Świetny Machulski, genialny Nolan... Te premiery kinowe czekają nas w lipcu

Zobaczcie, co w najbliższym miesiącu czeka na was w kinie.

Choć sezon ogórkowy w pełni, kina nie zwalniają obrotów. W lipcu naprawdę jest na co pójść. Premierę będzie miała "Dunkierka" Nolana, na ekrany wróci ze swoim najnowszym filmem Machulski, znajdzie się też coś dla miłośników amerykańskich superbohaterów.

  • Premiery 7 lipca:
    Baby Driver
    Volta - o "Volcie" pisaliśmy też TUTAJ
    To przychodzi po zmroku
    Enklawa
    Darkland
    Miś Bamse i Miasto Złodziei
  • Premiery 14 lipca:
    Spider-Man: Homecoming
    Mężczyzna imieniem Ove
    Czym chata bogata!
    Rock Dog
    Olli Mäki. Najszczęśliwszy dzień jego życia
  • Premiery 21 lipca:
    Dunkierka - o "Dunkierce" pisaliśmy też TUTAJ
    Kapitan Majtas: Pierwszy wielki film
    21 x Nowy Jork
    Alibi.com
    Paryż może poczekać
    Sława
  • Premiery 28 lipca:
    Wojna o planetę małp
    Atomic Blonde
    Kedi - sekretne życie kotów
    Mała Wielka Stopa
    Wilde Maus
    Kacper i Emma jadą w góry

A co zapowiada się najlepiej? Zapewne najważniejszą premierą tego lata (a kto wie, czy nie całego roku) będzie "Dunkierka" Nolana. Nolan potrafi przecież zrobić kawałek bardzo porządnego kina - jest spora szansa, że "Dunkierka" nie jest wyłącznie nadmuchaną przez PR promocją.

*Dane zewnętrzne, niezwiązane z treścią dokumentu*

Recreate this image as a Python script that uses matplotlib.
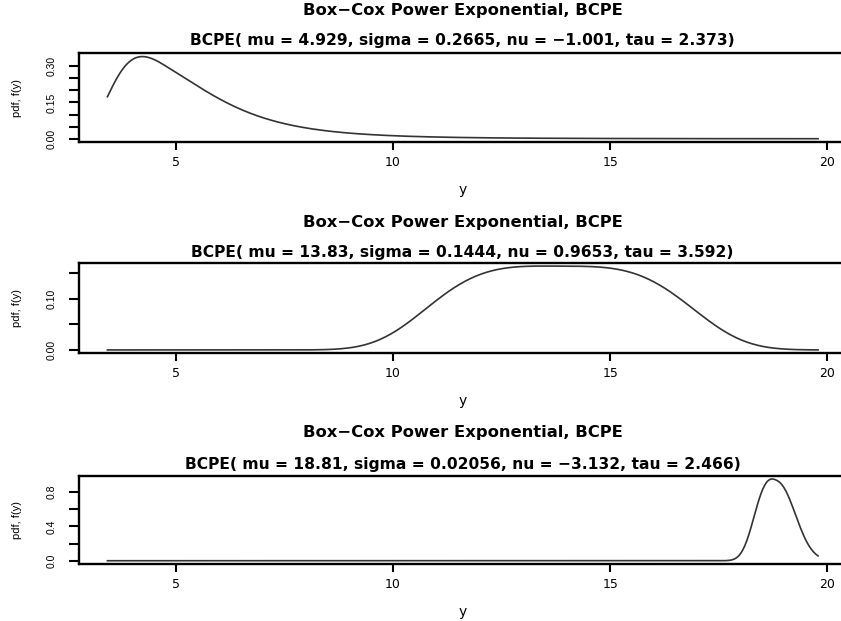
import math
import numpy as np
import matplotlib
matplotlib.use("Agg")
import matplotlib.pyplot as plt

plt.rcParams['font.family'] = ['DejaVu Sans']

# Fitted BCPE parameters, one panel per set
mu_vals = [4.929, 13.83, 18.81]
sigma_vals = [0.2665, 0.1444, 0.02056]
nu_vals = [-1.001, 0.9653, -3.132]
tau_vals = [2.373, 3.592, 2.466]
mu_txt = ["4.929", "13.83", "18.81"]
sigma_txt = ["0.2665", "0.1444", "0.02056"]
nu_txt = ["\u22121.001", "0.9653", "\u22123.132"]
tau_txt = ["2.373", "3.592", "2.466"]

# Range of the response
y_min, y_max = 3.42, 19.79

x_ticks = [5, 10, 15, 20]
y_ticks = [[0.00, 0.05, 0.10, 0.15, 0.20, 0.25, 0.30],
           [0.00, 0.05, 0.10, 0.15],
           [0.0, 0.2, 0.4, 0.6, 0.8]]
y_ticklabels = [["0.00", "", "", "0.15", "", "", "0.30"],
                ["0.00", "", "0.10", ""],
                ["0.0", "", "0.4", "", "0.8"]]

family_title = "Box\u2212Cox Power Exponential, BCPE"

narrow = ['Liberation Sans', 'DejaVu Sans']


def lower_reg_gamma(a, x):
    """Regularised lower incomplete gamma P(a, x) by series."""
    if x <= 0:
        return 0.0
    if x > 200:
        return 1.0
    term = 1.0 / a
    total = term
    n = 1
    while n < 5000:
        term *= x / (a + n)
        total += term
        if term < total * 1e-15:
            break
        n += 1
    return total * math.exp(-x + a * math.log(x) - math.lgamma(a))


def pe_c(tau):
    return math.exp(0.5 * (-(2.0 / tau) * math.log(2.0)
                           + math.lgamma(1.0 / tau) - math.lgamma(3.0 / tau)))


def pe_cdf(t, tau):
    c = pe_c(tau)
    s = 0.5 * (abs(t) / c) ** tau
    fs = lower_reg_gamma(1.0 / tau, s)
    return 0.5 * (1.0 + fs * np.sign(t))


def dbcpe(y, mu, sigma, nu, tau):
    if nu != 0:
        z = ((y / mu) ** nu - 1.0) / (nu * sigma)
    else:
        z = np.log(y / mu) / sigma
    c = pe_c(tau)
    log_fz = (math.log(tau) - math.log(c) - 0.5 * np.abs(z / c) ** tau
              - (1.0 + 1.0 / tau) * math.log(2.0) - math.lgamma(1.0 / tau))
    log_der = (nu - 1.0) * np.log(y) - nu * math.log(mu) - math.log(sigma)
    return np.exp(log_der + log_fz - math.log(pe_cdf(1.0 / (sigma * abs(nu)), tau)))


W, H = 841, 621
fig = plt.figure(figsize=(W / 100, H / 100), dpi=100)


def fx(px):
    return px / W


def fy(py):
    return 1.0 - py / H


# pixel boxes (top, bottom) of each panel and title rows
panel_tb = [(53.3, 142.0), (262.7, 353.3), (475.7, 564.0)]
title_rows = [(11, 40), (222, 253), (433, 464)]
left_px, right_px = 79.0, 846.5

y_grid = np.linspace(y_min, y_max, 400)
x_pad = 0.04 * (y_max - y_min)

for i in range(3):
    top, bot = panel_tb[i]
    ax = fig.add_axes([fx(left_px), fy(bot), fx(right_px - left_px), (bot - top) / H])
    pdf = dbcpe(y_grid, mu_vals[i], sigma_vals[i], nu_vals[i], tau_vals[i])
    ax.plot(y_grid, pdf, color="#333333", lw=1.2)
    ax.set_xlim(y_min - x_pad, y_max + x_pad)
    lo, hi = pdf.min(), pdf.max()
    pad = 0.04 * (hi - lo)
    ax.set_ylim(lo - pad, hi + pad)

    ax.set_xticks(x_ticks)
    ax.set_xticklabels([str(t) for t in x_ticks], fontsize=9)
    ax.set_yticks(y_ticks[i])
    ax.set_yticklabels(y_ticklabels[i], rotation=90, va="center",
                       family=narrow, fontsize=7.5)
    ax.tick_params(axis="x", direction="out", length=6, width=1.5, pad=4,
                   colors="black")
    ax.tick_params(axis="y", direction="out", length=7.5, width=1.5, pad=8.5,
                   colors="black")
    for sp in ax.spines.values():
        sp.set_linewidth(1.7)
        sp.set_color("black")

    fig.text(fx(17), fy((top + bot) / 2), "pdf, f(y)", rotation=90,
             ha="center", va="center", fontsize=8, family=narrow)
    fig.text(fx(462.5), fy(bot + 48), "y", ha="center", va="center", fontsize=10)

    t1, t2 = title_rows[i]
    fig.text(fx(462.5), fy(t1), family_title, ha="center", va="center",
             fontsize=11.8, fontweight="bold")
    sub = ("BCPE( mu = %s, sigma = %s, nu = %s, tau = %s)"
           % (mu_txt[i], sigma_txt[i], nu_txt[i], tau_txt[i]))
    fig.text(fx(462.5), fy(t2), sub, ha="center", va="center",
             fontsize=11.2, fontweight="bold")

fig.savefig("out.png", dpi=100)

Wśród premier znalazła się też pozycja dla fanów horrorów. "To przychodzi po zmroku" nawiązuje do typowych amerykańskich horrorów. Zagubiona w środku lasu chata, grupa ludzi, tajemniczy wirus - tym razem nie będzie to film dla miłośników krwi i wypruwania flaków, zapowiada się więcej subtelności w straszeniu widza.

Mamy też przynajmniej dwie propozycje dla fanów superbohaterów i klasyki amerykańskich superprodukcji. Kolejna część Spider-Mana i "Planety małp" to kontynuacja tematów, które dobrze znamy i lubimy. To idealne propozycje na letnie popołudnie - nie wymagają zbyt wiele myślenia, dobrze odprężają i dostarczają należytej rozrywki.

Jest też coś z kina ambitnego: "Olli Mäki. Najszczęśliwszy dzień jego życia" to zwycięzca festiwali i propozycja dla tych, którzy lubią filmy wymagające wysiłku intelektualnego, czarno-białe i skandynawskie. Fiński obraz to chłodna propozycja love story na środek lata - polecamy.